● The request: Beginning with the first line of the data below, extract each line up to and including the one containing "-12], [-16, -18]];". Copy them exactly and add nothing.

● Data segment:
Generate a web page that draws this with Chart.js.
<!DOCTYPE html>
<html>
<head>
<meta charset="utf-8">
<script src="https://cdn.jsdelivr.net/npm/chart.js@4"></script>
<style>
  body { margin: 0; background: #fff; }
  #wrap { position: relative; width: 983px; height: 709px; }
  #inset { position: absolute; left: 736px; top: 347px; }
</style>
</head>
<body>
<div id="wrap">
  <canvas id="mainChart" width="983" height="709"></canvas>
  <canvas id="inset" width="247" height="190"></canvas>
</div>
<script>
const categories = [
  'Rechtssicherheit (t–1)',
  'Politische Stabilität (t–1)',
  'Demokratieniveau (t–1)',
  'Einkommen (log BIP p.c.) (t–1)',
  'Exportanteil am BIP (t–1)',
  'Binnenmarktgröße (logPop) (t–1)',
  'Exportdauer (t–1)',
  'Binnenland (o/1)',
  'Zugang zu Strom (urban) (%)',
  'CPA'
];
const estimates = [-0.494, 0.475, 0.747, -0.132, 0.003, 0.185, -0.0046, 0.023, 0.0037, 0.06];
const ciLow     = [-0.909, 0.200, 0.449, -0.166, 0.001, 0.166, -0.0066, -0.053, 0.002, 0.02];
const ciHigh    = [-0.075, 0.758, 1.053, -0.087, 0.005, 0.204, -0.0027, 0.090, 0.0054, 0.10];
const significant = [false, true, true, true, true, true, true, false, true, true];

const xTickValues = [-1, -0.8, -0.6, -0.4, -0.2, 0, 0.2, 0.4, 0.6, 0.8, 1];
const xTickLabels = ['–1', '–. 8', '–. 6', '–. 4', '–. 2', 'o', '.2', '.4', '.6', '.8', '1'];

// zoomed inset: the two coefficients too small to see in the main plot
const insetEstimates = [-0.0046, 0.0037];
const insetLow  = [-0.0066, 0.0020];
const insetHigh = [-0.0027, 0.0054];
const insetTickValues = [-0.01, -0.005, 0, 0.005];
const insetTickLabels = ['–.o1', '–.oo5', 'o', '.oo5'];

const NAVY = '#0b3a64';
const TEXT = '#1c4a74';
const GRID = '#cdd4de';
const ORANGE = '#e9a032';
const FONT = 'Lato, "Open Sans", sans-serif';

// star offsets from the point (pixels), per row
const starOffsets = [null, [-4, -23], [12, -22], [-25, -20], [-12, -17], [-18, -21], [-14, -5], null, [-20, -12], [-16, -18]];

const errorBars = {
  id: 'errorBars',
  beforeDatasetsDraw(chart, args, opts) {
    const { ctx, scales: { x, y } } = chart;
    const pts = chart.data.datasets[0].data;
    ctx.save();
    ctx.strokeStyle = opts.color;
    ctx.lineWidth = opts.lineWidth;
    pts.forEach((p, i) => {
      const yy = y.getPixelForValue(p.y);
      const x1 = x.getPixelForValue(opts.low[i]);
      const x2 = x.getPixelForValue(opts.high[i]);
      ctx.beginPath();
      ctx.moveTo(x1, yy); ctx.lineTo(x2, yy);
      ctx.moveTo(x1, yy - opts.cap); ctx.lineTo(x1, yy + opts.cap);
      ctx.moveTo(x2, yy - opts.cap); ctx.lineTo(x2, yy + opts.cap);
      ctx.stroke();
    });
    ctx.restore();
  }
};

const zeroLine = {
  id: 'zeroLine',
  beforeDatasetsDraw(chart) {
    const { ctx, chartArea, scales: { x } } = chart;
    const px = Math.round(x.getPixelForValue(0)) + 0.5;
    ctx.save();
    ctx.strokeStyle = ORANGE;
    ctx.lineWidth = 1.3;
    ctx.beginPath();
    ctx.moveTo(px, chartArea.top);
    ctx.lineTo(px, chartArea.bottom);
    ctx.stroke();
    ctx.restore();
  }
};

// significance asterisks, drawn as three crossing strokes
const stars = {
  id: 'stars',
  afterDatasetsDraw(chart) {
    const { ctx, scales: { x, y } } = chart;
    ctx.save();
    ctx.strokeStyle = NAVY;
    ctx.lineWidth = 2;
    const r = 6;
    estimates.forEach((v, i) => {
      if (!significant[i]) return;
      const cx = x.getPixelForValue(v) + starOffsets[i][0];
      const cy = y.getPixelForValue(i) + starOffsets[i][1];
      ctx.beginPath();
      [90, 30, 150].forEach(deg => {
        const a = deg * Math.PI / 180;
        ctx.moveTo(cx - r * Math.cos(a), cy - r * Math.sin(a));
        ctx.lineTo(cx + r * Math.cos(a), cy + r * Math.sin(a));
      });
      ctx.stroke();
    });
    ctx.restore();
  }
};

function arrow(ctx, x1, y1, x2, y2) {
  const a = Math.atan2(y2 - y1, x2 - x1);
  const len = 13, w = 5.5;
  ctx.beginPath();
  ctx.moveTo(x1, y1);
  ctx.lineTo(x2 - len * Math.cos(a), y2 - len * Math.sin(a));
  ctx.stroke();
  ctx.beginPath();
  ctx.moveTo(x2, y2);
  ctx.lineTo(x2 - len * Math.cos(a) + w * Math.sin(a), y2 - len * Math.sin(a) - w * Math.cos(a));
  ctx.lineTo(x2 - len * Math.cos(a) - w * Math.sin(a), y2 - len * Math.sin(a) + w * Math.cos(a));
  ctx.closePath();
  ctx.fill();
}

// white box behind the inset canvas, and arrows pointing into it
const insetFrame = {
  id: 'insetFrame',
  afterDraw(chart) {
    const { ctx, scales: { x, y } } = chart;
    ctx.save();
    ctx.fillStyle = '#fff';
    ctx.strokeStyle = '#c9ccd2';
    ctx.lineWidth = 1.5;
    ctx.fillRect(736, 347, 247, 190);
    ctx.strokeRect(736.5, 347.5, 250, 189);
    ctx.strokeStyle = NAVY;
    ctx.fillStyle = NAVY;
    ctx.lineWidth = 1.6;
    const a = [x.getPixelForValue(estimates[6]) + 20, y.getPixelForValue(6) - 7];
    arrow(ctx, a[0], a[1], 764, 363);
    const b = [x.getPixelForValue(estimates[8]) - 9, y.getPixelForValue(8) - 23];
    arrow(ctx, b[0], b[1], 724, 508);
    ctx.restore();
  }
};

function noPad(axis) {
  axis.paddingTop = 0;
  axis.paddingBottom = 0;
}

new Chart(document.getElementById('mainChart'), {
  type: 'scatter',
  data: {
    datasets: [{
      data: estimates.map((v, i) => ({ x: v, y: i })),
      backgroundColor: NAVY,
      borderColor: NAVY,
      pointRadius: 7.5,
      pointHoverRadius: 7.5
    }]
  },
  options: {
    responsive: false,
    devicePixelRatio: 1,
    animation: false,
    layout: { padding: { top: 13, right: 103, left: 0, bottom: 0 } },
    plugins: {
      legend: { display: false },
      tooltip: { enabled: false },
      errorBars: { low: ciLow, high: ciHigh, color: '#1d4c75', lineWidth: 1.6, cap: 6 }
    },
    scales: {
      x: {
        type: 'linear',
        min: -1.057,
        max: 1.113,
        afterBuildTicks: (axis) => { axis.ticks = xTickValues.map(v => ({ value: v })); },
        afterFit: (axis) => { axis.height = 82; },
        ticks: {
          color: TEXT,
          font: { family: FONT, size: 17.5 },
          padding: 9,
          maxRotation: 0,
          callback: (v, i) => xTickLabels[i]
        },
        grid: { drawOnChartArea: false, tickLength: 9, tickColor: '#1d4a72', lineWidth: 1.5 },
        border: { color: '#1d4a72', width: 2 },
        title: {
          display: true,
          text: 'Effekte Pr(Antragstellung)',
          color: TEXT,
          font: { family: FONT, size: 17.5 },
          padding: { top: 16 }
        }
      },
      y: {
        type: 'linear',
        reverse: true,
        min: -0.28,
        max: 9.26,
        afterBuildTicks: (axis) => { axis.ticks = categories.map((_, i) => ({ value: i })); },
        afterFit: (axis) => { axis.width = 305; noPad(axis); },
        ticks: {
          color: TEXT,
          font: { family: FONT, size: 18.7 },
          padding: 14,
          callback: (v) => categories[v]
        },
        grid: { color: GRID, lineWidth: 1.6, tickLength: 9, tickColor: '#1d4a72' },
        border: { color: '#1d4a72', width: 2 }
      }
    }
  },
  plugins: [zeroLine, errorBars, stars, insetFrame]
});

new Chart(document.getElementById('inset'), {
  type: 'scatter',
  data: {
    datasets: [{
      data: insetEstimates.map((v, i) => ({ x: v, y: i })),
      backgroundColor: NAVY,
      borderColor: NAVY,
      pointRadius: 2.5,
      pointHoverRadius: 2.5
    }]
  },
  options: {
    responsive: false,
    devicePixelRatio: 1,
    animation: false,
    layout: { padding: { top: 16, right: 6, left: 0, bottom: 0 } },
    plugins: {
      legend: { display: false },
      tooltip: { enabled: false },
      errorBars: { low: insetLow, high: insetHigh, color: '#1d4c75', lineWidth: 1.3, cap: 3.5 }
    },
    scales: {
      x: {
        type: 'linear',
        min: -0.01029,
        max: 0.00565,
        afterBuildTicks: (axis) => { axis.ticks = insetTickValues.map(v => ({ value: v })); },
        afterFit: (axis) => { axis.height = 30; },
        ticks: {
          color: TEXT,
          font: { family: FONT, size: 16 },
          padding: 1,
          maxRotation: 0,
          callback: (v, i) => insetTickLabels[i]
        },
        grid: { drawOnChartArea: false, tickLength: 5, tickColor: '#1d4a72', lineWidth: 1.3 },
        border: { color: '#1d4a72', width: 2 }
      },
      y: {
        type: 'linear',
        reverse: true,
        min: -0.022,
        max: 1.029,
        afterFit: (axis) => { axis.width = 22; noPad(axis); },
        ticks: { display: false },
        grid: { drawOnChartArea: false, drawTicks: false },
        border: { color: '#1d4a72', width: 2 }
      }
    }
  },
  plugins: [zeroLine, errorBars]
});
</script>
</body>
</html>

● Task output:
Generate a web page that draws this with Chart.js.
<!DOCTYPE html>
<html>
<head>
<meta charset="utf-8">
<script src="https://cdn.jsdelivr.net/npm/chart.js@4"></script>
<style>
  body { margin: 0; background: #fff; }
  #wrap { position: relative; width: 983px; height: 709px; }
  #inset { position: absolute; left: 736px; top: 347px; }
</style>
</head>
<body>
<div id="wrap">
  <canvas id="mainChart" width="983" height="709"></canvas>
  <canvas id="inset" width="247" height="190"></canvas>
</div>
<script>
const categories = [
  'Rechtssicherheit (t–1)',
  'Politische Stabilität (t–1)',
  'Demokratieniveau (t–1)',
  'Einkommen (log BIP p.c.) (t–1)',
  'Exportanteil am BIP (t–1)',
  'Binnenmarktgröße (logPop) (t–1)',
  'Exportdauer (t–1)',
  'Binnenland (o/1)',
  'Zugang zu Strom (urban) (%)',
  'CPA'
];
const estimates = [-0.494, 0.475, 0.747, -0.132, 0.003, 0.185, -0.0046, 0.023, 0.0037, 0.06];
const ciLow     = [-0.909, 0.200, 0.449, -0.166, 0.001, 0.166, -0.0066, -0.053, 0.002, 0.02];
const ciHigh    = [-0.075, 0.758, 1.053, -0.087, 0.005, 0.204, -0.0027, 0.090, 0.0054, 0.10];
const significant = [false, true, true, true, true, true, true, false, true, true];

const xTickValues = [-1, -0.8, -0.6, -0.4, -0.2, 0, 0.2, 0.4, 0.6, 0.8, 1];
const xTickLabels = ['–1', '–. 8', '–. 6', '–. 4', '–. 2', 'o', '.2', '.4', '.6', '.8', '1'];

// zoomed inset: the two coefficients too small to see in the main plot
const insetEstimates = [-0.0046, 0.0037];
const insetLow  = [-0.0066, 0.0020];
const insetHigh = [-0.0027, 0.0054];
const insetTickValues = [-0.01, -0.005, 0, 0.005];
const insetTickLabels = ['–.o1', '–.oo5', 'o', '.oo5'];

const NAVY = '#0b3a64';
const TEXT = '#1c4a74';
const GRID = '#cdd4de';
const ORANGE = '#e9a032';
const FONT = 'Lato, "Open Sans", sans-serif';

// star offsets from the point (pixels), per row
const starOffsets = [null, [-4, -23], [12, -22], [-25, -20], [-12, -17], [-18, -21], [-14, -5], null, [-20, -12], [-16, -18]];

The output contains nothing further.